Code Acts in Education: Edtech, Coronavirus, and Commercialization in Public Education
Schools and universities have been closed during lockdowns around the world, while education technology markets have been thriving. Photo by moren hsu on Unsplash
While the opening months of 2020 have been marked by huge disruptions to education at an international scale, some organizations have thrived during the coronavirus pandemic. According to the education markets consultancy HolonIQ, the first three months of the year ‘delivered $3B of Global EdTech Venture Capital, nearly 10% of the prior decade’s total, in just the first quarter of the new decade.’ April even saw the largest-ever venture capital investment in an edtech company, with Beijing-based Yuanfudao receiving $1billion USD for its AI-based online tutoring and homework platform. The company has become the first coronavirus crisis edtech unicorn, during a remarkable quarter of a year for commercial edtech and education markets.
The rapid expansion of commercial edtech during the large-scale closure of schools and universities is the focus for a new project supported by Educational International, the Global Union Federation that represents organizations of teachers and other education employees around the world. The project is a collaboration with Anna Hogan at the University of Queensland. We’ll be bringing together Anna’s research expertise in education policy, marketization, privatization and commercialization with my experiences of researching edtech over the last decade. The project will help inform EI’s response to the COVID-19 crisis, but also its longer-term work on commercialization in public education internationally.
We’ve started initial work already, gathering evidence of commercial edtech activity over the last few months. It includes:
- global tech businesses offering free access to resources for schools and parents (including Google’s Teach from Home initiative)
- edu-startups advancing data analytics technologies as homeschooling solutions (e.g. Century Tech’s AI engine for ‘personalized learning’ at home)
- large-scale global edtech networks (such as the ISTE/EdSurge Covid19 Education Coalition)
- think tank, consultancy and tech-philanthropic support for edtech during the pandemic (e.g. Chan Zuckerberg Initiative awards for edtech solutions)
- national government agreements and partnerships with tech firms (such as UK Department for Education agreement with Microsoft and Google)
- venture capital investments and private equity interest in online learning platforms (i.e. academic public-private partnerships between universities and OPM providers)
Beyond mapping out and trying to understand these organizations, networks, and activities, the project is also guided by larger questions and concerns. These include questions about the long-term consequences for public education of the emergency switch to online learning and edtech, and the implications for education systems in different international contexts. Already, we are finding claims and arguments for making current emergency measures into lasting reforms, in ways which often reflect pre-existing aims and visions for the future of education. We’ll be mobilizing some conceptual resources from the study of policy networks, the global education industry, education markets, and critical edtech to analyse these developments and consider how they might shape the recovery of public education beyond the pandemic.

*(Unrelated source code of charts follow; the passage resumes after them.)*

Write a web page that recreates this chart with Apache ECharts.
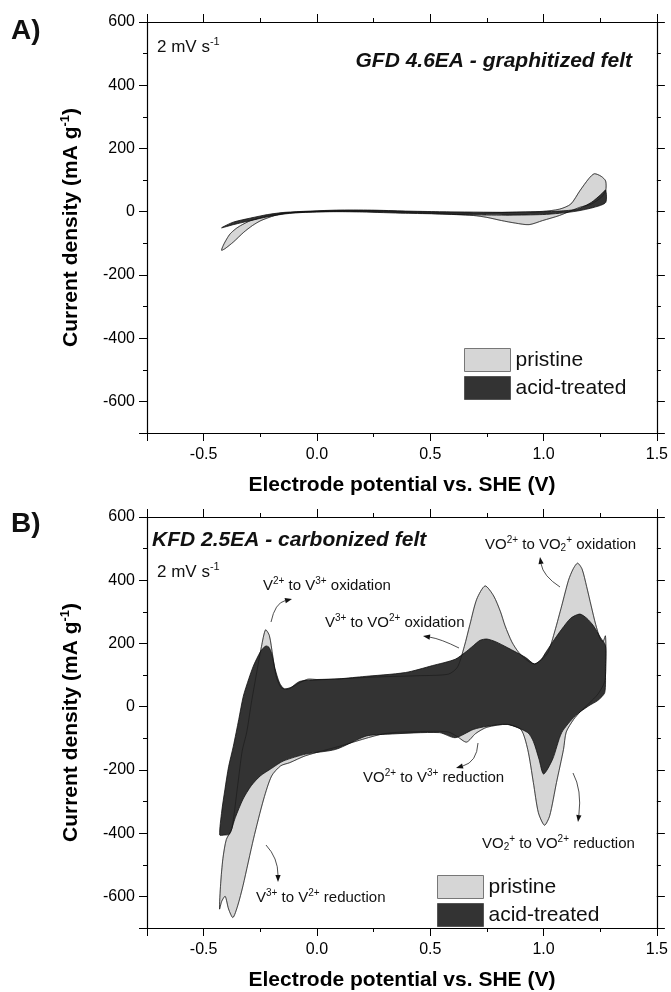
<!DOCTYPE html>
<html><head><meta charset="utf-8">
<script src="https://cdn.jsdelivr.net/npm/echarts@6/dist/echarts.min.js"></script>
<style>html,body{margin:0;padding:0;background:#fff}#c{width:671px;height:992px}</style>
</head><body><div id="c"></div>
<script>
// ---------- data ----------
const xTickLabels = ['-0.5', '0.0', '0.5', '1.0', '1.5'];
const yTickLabels = [600, 400, 200, 0, -200, -400, -600];
const seriesNames = ['pristine', 'acid-treated'];

// Panel A (GFD 4.6EA) – closed CV loops [potential V, current mA/g]
const pristineA = [[-0.421,-122],[-0.413,-106],[-0.398,-86],[-0.383,-70],[-0.360,-55],[-0.337,-44],[-0.292,-28],[-0.232,-16],[-0.171,-7],[-0.10,-2],[0.086,3],[0.25,3],[0.39,0],[0.55,-3],[0.69,-5],[0.845,-2],[0.996,1],[1.07,8],[1.12,24],[1.16,66],[1.20,105],[1.224,120],[1.254,112],[1.274,97],[1.274,66],[1.254,45],[1.21,24],[1.16,14],[1.07,-12],[0.996,-28],[0.936,-41],[0.875,-36],[0.814,-28],[0.75,-18],[0.69,-12],[0.54,-7],[0.39,-2],[0.2,1],[0.086,1],[-0.05,-1],[-0.141,-5],[-0.186,-12],[-0.247,-28],[-0.285,-44],[-0.323,-65],[-0.369,-96],[-0.406,-117]];
const acidA = [[-0.421,-51],[-0.369,-33],[-0.292,-20],[-0.217,-9],[-0.141,-2],[0.086,5],[0.24,5],[0.39,2],[0.54,0],[0.845,-2],[1.0,0],[1.07,2],[1.148,8],[1.21,29],[1.254,55],[1.274,68],[1.274,29],[1.224,14],[1.148,2],[1.07,-5],[0.996,-9],[0.85,-11],[0.69,-10],[0.54,-7],[0.39,-5],[0.2,-1],[0.086,0],[-0.05,-2],[-0.141,-7],[-0.217,-16],[-0.292,-28],[-0.369,-41]];

// Panel B (KFD 2.5EA)
const pristineB = [[-0.43,-640],[-0.425,-560],[-0.415,-480],[-0.40,-420],[-0.376,-387],[-0.35,-250],[-0.33,-140],[-0.31,-81],[-0.29,10],[-0.266,108],[-0.245,190],[-0.227,243],[-0.21,225],[-0.195,160],[-0.18,95],[-0.16,62],[-0.144,56],[-0.11,62],[-0.07,78],[-0.04,87],[0.0,86],[0.1,88],[0.2,92],[0.3,95],[0.45,98],[0.58,103],[0.62,125],[0.65,190],[0.675,260],[0.705,340],[0.742,382],[0.78,350],[0.81,300],[0.83,256],[0.86,205],[0.89,172],[0.93,145],[0.96,135],[0.99,148],[1.02,172],[1.05,240],[1.08,319],[1.11,400],[1.13,435],[1.15,454],[1.17,435],[1.19,380],[1.21,319],[1.23,260],[1.25,214],[1.262,205],[1.273,224],[1.275,150],[1.27,80],[1.24,40],[1.2,10],[1.163,-15],[1.133,-40],[1.1,-80],[1.088,-135],[1.057,-240],[1.027,-345],[1.004,-375],[0.977,-335],[0.955,-240],[0.93,-135],[0.9,-72],[0.84,-56],[0.75,-65],[0.70,-85],[0.66,-112],[0.62,-95],[0.58,-80],[0.5,-78],[0.3,-85],[0.1,-125],[-0.05,-155],[-0.12,-177],[-0.16,-187],[-0.2,-219],[-0.235,-292],[-0.28,-418],[-0.326,-565],[-0.35,-630],[-0.371,-667],[-0.39,-640],[-0.405,-600],[-0.42,-615]];
const acidB = [[-0.429,-406],[-0.42,-330],[-0.406,-261],[-0.39,-190],[-0.369,-125],[-0.345,-40],[-0.325,33],[-0.30,90],[-0.281,128],[-0.26,160],[-0.244,180],[-0.225,192],[-0.212,188],[-0.2,168],[-0.185,120],[-0.165,75],[-0.144,56],[-0.12,58],[-0.076,80],[0.0,85],[0.08,87],[0.2,95],[0.39,108],[0.51,130],[0.61,150],[0.66,175],[0.69,193],[0.72,210],[0.75,214],[0.79,205],[0.84,187],[0.92,156],[0.96,135],[0.99,150],[1.01,172],[1.05,215],[1.08,245],[1.12,280],[1.16,293],[1.19,280],[1.22,256],[1.25,220],[1.273,193],[1.273,120],[1.27,45],[1.24,20],[1.2,3],[1.14,-29],[1.08,-82],[1.04,-166],[1.0,-213],[0.98,-166],[0.955,-110],[0.93,-82],[0.84,-56],[0.75,-62],[0.69,-72],[0.61,-98],[0.54,-82],[0.31,-87],[0.217,-93],[0.083,-135],[-0.05,-150],[-0.149,-172],[-0.2,-195],[-0.25,-219],[-0.29,-250],[-0.326,-292],[-0.36,-350],[-0.386,-403],[-0.41,-406]];

// ---------- styling ----------
const FONT = 'Liberation Sans, Arial, sans-serif';
const GRAY = '#d6d6d6', GRAY_LINE = '#4a4a4a', DARK = '#333333', DARK_LINE = '#111111';
const grids = [
  {left: 147, top: 22, width: 511, height: 411},
  {left: 147, top: 517, width: 511, height: 412}
];

function fmtX(v) {
  const hit = xTickLabels.find(l => Math.abs(parseFloat(l) - v) < 1e-6);
  return hit === undefined ? '' : hit;
}
function fmtY(v) {
  const r = Math.round(v);
  return yTickLabels.includes(r) ? String(r) : '';
}
const lineStyle = {color: '#000', width: 1.2};
const tickStyle = {color: '#000', width: 1};

const xAxis = [], yAxis = [];
grids.forEach((g, gi) => {
  const baseX = {gridIndex: gi, type: 'value', min: -0.75, max: 1.5, interval: 0.25,
    splitLine: {show: false}, axisLine: {onZero: false, lineStyle}, axisTick: {length: 4, lineStyle: tickStyle}};
  const majX = {gridIndex: gi, type: 'value', min: 0, max: 2.25, interval: 0.5, inverse: true,
    splitLine: {show: false}, axisLine: {show: false, onZero: false}, axisLabel: {show: false},
    axisTick: {length: 8, lineStyle: tickStyle}};
  xAxis.push(Object.assign({}, baseX, {position: 'bottom',
    axisLabel: {margin: 14, fontSize: 16, color: '#000', fontFamily: FONT, formatter: fmtX},
    name: 'Electrode potential vs. SHE (V)', nameLocation: 'middle', nameGap: 42,
    nameTextStyle: {fontSize: 21, fontWeight: 'bold', color: '#000', fontFamily: FONT}}));
  xAxis.push(Object.assign({}, majX, {position: 'bottom'}));
  xAxis.push(Object.assign({}, baseX, {position: 'top', axisLabel: {show: false}}));
  xAxis.push(Object.assign({}, majX, {position: 'top'}));

  const baseY = {gridIndex: gi, type: 'value', min: -700, max: 600, interval: 100,
    splitLine: {show: false}, axisLine: {onZero: false, lineStyle}, axisTick: {length: 4, lineStyle: tickStyle}};
  const majY = {gridIndex: gi, type: 'value', min: 0, max: 1300, interval: 200, inverse: true,
    splitLine: {show: false}, axisLine: {show: false, onZero: false}, axisLabel: {show: false},
    axisTick: {length: 8, lineStyle: tickStyle}};
  yAxis.push(Object.assign({}, baseY, {position: 'left',
    axisLabel: {margin: 12, fontSize: 16, color: '#000', fontFamily: FONT, formatter: fmtY},
    name: 'Current density (mA g{sup|-1})', nameLocation: 'middle', nameGap: 63, nameRotate: 90,
    nameTextStyle: {fontSize: 21, fontWeight: 'bold', color: '#000', fontFamily: FONT,
      rich: {sup: {fontSize: 13, fontWeight: 'bold', color: '#000', fontFamily: FONT, padding: [0, 0, 12, 0]}}}}));
  yAxis.push(Object.assign({}, majY, {position: 'left'}));
  yAxis.push(Object.assign({}, baseY, {position: 'right', axisLabel: {show: false}}));
  yAxis.push(Object.assign({}, majY, {position: 'right'}));
});

function loop(name, pts, gi, fill, stroke, lw, z, outlineOnly) {
  return {
    type: 'custom', name: name, xAxisIndex: gi * 4, yAxisIndex: gi * 4, z: z,
    data: pts, encode: {x: 0, y: 1}, silent: true,
    itemStyle: {color: fill === 'none' ? GRAY : fill, borderColor: stroke},
    renderItem: function (params, api) {
      if (params.dataIndex !== 0) return;
      const points = pts.map(p => api.coord(p));
      return {type: 'polygon', shape: {points: points, smooth: 0.25},
        style: {fill: outlineOnly ? null : fill, stroke: stroke, lineWidth: lw, opacity: outlineOnly ? 0.55 : 1}};
    }
  };
}

const series = [
  loop('pristine', pristineA, 0, GRAY, GRAY_LINE, 0.8, 2),
  loop('acid-treated', acidA, 0, DARK, DARK_LINE, 0.8, 3),
  loop('pristine-line', pristineA, 0, 'none', '#000', 0.6, 4, true),
  loop('pristine', pristineB, 1, GRAY, GRAY_LINE, 0.8, 2),
  loop('acid-treated', acidB, 1, DARK, DARK_LINE, 0.8, 3),
  loop('pristine-line', pristineB, 1, 'none', '#000', 0.6, 4, true)
];

const legendData = [
  {name: seriesNames[0], icon: 'rect', itemStyle: {color: GRAY, borderColor: '#777', borderWidth: 1}},
  {name: seriesNames[1], icon: 'rect', itemStyle: {color: DARK, borderColor: '#555', borderWidth: 1}}
];
const legendBase = {orient: 'vertical', itemWidth: 46, itemHeight: 23, itemGap: 4, padding: 0,
  selectedMode: false, data: legendData,
  textStyle: {fontSize: 21, color: '#111', fontFamily: FONT, lineHeight: 23}};

// ---------- annotations ----------
const RICH = {
  n: {font: '15px ' + FONT, fill: '#111'},
  sup: {font: '10px ' + FONT, fill: '#111', padding: [0, 0, 9, 0]},
  sub: {font: '10px ' + FONT, fill: '#111', padding: [7, 0, 0, 0]},
  m: {font: '17px ' + FONT, fill: '#111'},
  msup: {font: '11px ' + FONT, fill: '#111', padding: [0, 0, 11, 0]}
};
function txt(text, x, y, font, align) {
  return {type: 'text', z: 100, silent: true, x: x, y: y,
    style: {text: text, font: font, fill: '#111', align: align || 'left', textAlign: align || 'left',
      verticalAlign: 'middle', textVerticalAlign: 'middle', rich: RICH}};
}
function arrow(x1, y1, cx, cy, x2, y2) {
  const dx = x2 - cx, dy = y2 - cy, L = Math.hypot(dx, dy) || 1;
  const ux = dx / L, uy = dy / L, hl = 7, hw = 2.6;
  const bx = x2 - ux * hl, by = y2 - uy * hl;
  return [
    {type: 'bezierCurve', z: 100, silent: true, shape: {x1: x1, y1: y1, cpx1: cx, cpy1: cy, x2: bx, y2: by},
      style: {stroke: '#222', lineWidth: 0.8, fill: null}},
    {type: 'polygon', z: 100, silent: true, shape: {points: [[x2, y2], [bx - uy * hw, by + ux * hw], [bx + uy * hw, by - ux * hw]]},
      style: {fill: '#111'}}
  ];
}
const graphics = [
  txt('A)', 11, 31, 'bold 28px ' + FONT),
  txt('{m|2 mV s}{msup|-1}', 157, 47, '17px ' + FONT),
  txt('GFD 4.6EA - graphitized felt', 632, 61, 'italic bold 21px ' + FONT, 'right'),
  txt('B)', 11, 524, 'bold 28px ' + FONT),
  txt('KFD 2.5EA - carbonized felt', 152, 540, 'italic bold 21px ' + FONT),
  txt('{m|2 mV s}{msup|-1}', 157, 572, '17px ' + FONT),
  txt('{n|VO}{sup|2+}{n| to VO}{sub|2}{sup|+}{n| oxidation}', 485, 545, '15px ' + FONT),
  txt('{n|V}{sup|2+}{n| to V}{sup|3+}{n| oxidation}', 263, 586, '15px ' + FONT),
  txt('{n|V}{sup|3+}{n| to VO}{sup|2+}{n| oxidation}', 325, 623, '15px ' + FONT),
  txt('{n|VO}{sup|2+}{n| to V}{sup|3+}{n| reduction}', 363, 778, '15px ' + FONT),
  txt('{n|VO}{sub|2}{sup|+}{n| to VO}{sup|2+}{n| reduction}', 482, 844, '15px ' + FONT),
  txt('{n|V}{sup|3+}{n| to V}{sup|2+}{n| reduction}', 256, 898, '15px ' + FONT)
].concat(
  arrow(271, 622, 275, 603, 292, 599),
  arrow(459, 648, 441, 639, 423, 636),
  arrow(560, 587, 543, 576, 540, 557),
  arrow(478, 743, 477, 762, 456, 768),
  arrow(573, 773, 582, 790, 578, 822),
  arrow(266, 845, 278, 858, 278, 882)
);

const chart = echarts.init(document.getElementById('c'), null, {renderer: 'canvas'});
chart.setOption({
  animation: false,
  backgroundColor: '#fff',
  grid: grids.map(g => Object.assign({containLabel: false}, g)),
  xAxis: xAxis,
  yAxis: yAxis,
  legend: [
    Object.assign({}, legendBase, {left: 464, top: 348}),
    Object.assign({}, legendBase, {left: 437, top: 875})
  ],
  series: series,
  graphic: {elements: graphics}
});
</script>
</body></html>
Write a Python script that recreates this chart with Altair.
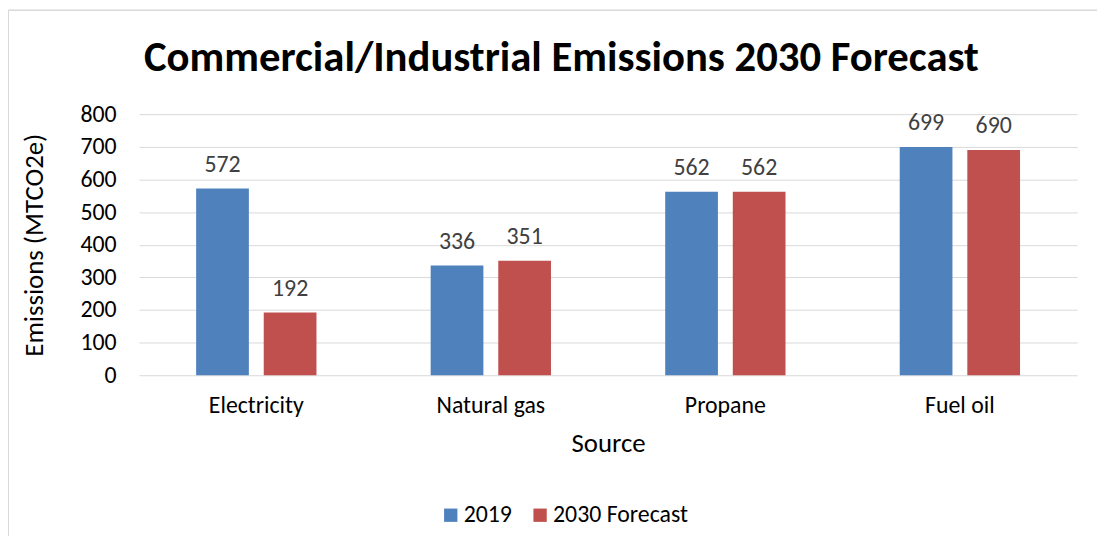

Some of my own tentative thoughts on the possible long-term consequences and implications were sketched out in a previous post. In this project on edtech, coronavirus and commercialization we hope to much more clearly understand how emerging networks of organizations across sectors and national borders are both seeking to solve the short-term global disruption of education, and paving the way for longer-term transformations to education systems, institutions and practice.